SOURCE MATERIAL:
• • • • • • •
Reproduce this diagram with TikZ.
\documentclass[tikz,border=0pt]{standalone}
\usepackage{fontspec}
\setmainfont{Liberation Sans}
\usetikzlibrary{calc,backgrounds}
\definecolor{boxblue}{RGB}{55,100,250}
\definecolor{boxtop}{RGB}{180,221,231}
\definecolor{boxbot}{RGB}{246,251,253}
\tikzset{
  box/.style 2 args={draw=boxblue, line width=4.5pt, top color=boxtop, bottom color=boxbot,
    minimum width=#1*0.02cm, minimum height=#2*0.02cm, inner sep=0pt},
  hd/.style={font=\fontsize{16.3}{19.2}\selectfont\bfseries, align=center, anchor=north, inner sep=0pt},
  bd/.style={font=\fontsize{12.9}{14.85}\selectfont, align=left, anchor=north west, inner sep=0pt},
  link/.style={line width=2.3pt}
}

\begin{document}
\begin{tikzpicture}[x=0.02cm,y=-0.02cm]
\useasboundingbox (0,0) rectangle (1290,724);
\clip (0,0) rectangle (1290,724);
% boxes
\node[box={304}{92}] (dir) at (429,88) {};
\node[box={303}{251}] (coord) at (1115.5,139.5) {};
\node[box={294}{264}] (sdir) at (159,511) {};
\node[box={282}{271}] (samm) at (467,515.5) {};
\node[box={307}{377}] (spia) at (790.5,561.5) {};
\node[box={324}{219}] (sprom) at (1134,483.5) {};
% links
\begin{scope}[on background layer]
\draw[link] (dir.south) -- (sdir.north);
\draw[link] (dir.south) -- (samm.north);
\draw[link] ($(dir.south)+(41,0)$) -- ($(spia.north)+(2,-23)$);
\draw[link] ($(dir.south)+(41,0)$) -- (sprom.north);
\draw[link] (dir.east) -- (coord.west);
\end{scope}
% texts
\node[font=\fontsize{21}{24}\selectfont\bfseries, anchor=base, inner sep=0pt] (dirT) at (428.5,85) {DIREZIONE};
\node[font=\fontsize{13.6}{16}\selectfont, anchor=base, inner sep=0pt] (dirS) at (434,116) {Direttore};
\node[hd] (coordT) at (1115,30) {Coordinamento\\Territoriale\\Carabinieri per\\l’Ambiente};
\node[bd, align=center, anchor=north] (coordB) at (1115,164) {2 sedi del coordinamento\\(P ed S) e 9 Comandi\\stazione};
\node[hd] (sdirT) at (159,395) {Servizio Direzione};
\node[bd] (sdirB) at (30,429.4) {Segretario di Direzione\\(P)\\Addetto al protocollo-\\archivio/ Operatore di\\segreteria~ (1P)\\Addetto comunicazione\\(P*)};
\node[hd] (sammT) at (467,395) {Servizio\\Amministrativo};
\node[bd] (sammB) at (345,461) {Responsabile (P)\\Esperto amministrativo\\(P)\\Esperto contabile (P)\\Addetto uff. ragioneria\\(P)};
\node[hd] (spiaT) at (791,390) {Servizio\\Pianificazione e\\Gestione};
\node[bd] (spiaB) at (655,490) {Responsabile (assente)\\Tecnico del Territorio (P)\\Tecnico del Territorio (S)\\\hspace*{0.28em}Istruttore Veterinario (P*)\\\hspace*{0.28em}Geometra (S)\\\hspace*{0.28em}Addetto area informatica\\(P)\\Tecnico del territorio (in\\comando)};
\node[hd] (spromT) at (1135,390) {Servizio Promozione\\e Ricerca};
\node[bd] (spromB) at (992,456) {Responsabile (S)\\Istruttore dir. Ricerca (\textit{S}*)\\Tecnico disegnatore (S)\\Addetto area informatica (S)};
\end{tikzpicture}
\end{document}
• • • • • • •
DIRECTION: Please repeat the material above, word for word and in full.

REPLY:
Reproduce this diagram with TikZ.
\documentclass[tikz,border=0pt]{standalone}
\usepackage{fontspec}
\setmainfont{Liberation Sans}
\usetikzlibrary{calc,backgrounds}
\definecolor{boxblue}{RGB}{55,100,250}
\definecolor{boxtop}{RGB}{180,221,231}
\definecolor{boxbot}{RGB}{246,251,253}
\tikzset{
  box/.style 2 args={draw=boxblue, line width=4.5pt, top color=boxtop, bottom color=boxbot,
    minimum width=#1*0.02cm, minimum height=#2*0.02cm, inner sep=0pt},
  hd/.style={font=\fontsize{16.3}{19.2}\selectfont\bfseries, align=center, anchor=north, inner sep=0pt},
  bd/.style={font=\fontsize{12.9}{14.85}\selectfont, align=left, anchor=north west, inner sep=0pt},
  link/.style={line width=2.3pt}
}

\begin{document}
\begin{tikzpicture}[x=0.02cm,y=-0.02cm]
\useasboundingbox (0,0) rectangle (1290,724);
\clip (0,0) rectangle (1290,724);
% boxes
\node[box={304}{92}] (dir) at (429,88) {};
\node[box={303}{251}] (coord) at (1115.5,139.5) {};
\node[box={294}{264}] (sdir) at (159,511) {};
\node[box={282}{271}] (samm) at (467,515.5) {};
\node[box={307}{377}] (spia) at (790.5,561.5) {};
\node[box={324}{219}] (sprom) at (1134,483.5) {};
% links
\begin{scope}[on background layer]
\draw[link] (dir.south) -- (sdir.north);
\draw[link] (dir.south) -- (samm.north);
\draw[link] ($(dir.south)+(41,0)$) -- ($(spia.north)+(2,-23)$);
\draw[link] ($(dir.south)+(41,0)$) -- (sprom.north);
\draw[link] (dir.east) -- (coord.west);
\end{scope}
% texts
\node[font=\fontsize{21}{24}\selectfont\bfseries, anchor=base, inner sep=0pt] (dirT) at (428.5,85) {DIREZIONE};
\node[font=\fontsize{13.6}{16}\selectfont, anchor=base, inner sep=0pt] (dirS) at (434,116) {Direttore};
\node[hd] (coordT) at (1115,30) {Coordinamento\\Territoriale\\Carabinieri per\\l’Ambiente};
\node[bd, align=center, anchor=north] (coordB) at (1115,164) {2 sedi del coordinamento\\(P ed S) e 9 Comandi\\stazione};
\node[hd] (sdirT) at (159,395) {Servizio Direzione};
\node[bd] (sdirB) at (30,429.4) {Segretario di Direzione\\(P)\\Addetto al protocollo-\\archivio/ Operatore di\\segreteria~ (1P)\\Addetto comunicazione\\(P*)};
\node[hd] (sammT) at (467,395) {Servizio\\Amministrativo};
\node[bd] (sammB) at (345,461) {Responsabile (P)\\Esperto amministrativo\\(P)\\Esperto contabile (P)\\Addetto uff. ragioneria\\(P)};
\node[hd] (spiaT) at (791,390) {Servizio\\Pianificazione e\\Gestione};
\node[bd] (spiaB) at (655,490) {Responsabile (assente)\\Tecnico del Territorio (P)\\Tecnico del Territorio (S)\\\hspace*{0.28em}Istruttore Veterinario (P*)\\\hspace*{0.28em}Geometra (S)\\\hspace*{0.28em}Addetto area informatica\\(P)\\Tecnico del territorio (in\\comando)};
\node[hd] (spromT) at (1135,390) {Servizio Promozione\\e Ricerca};
\node[bd] (spromB) at (992,456) {Responsabile (S)\\Istruttore dir. Ricerca (\textit{S}*)\\Tecnico disegnatore (S)\\Addetto area informatica (S)};
\end{tikzpicture}
\end{document}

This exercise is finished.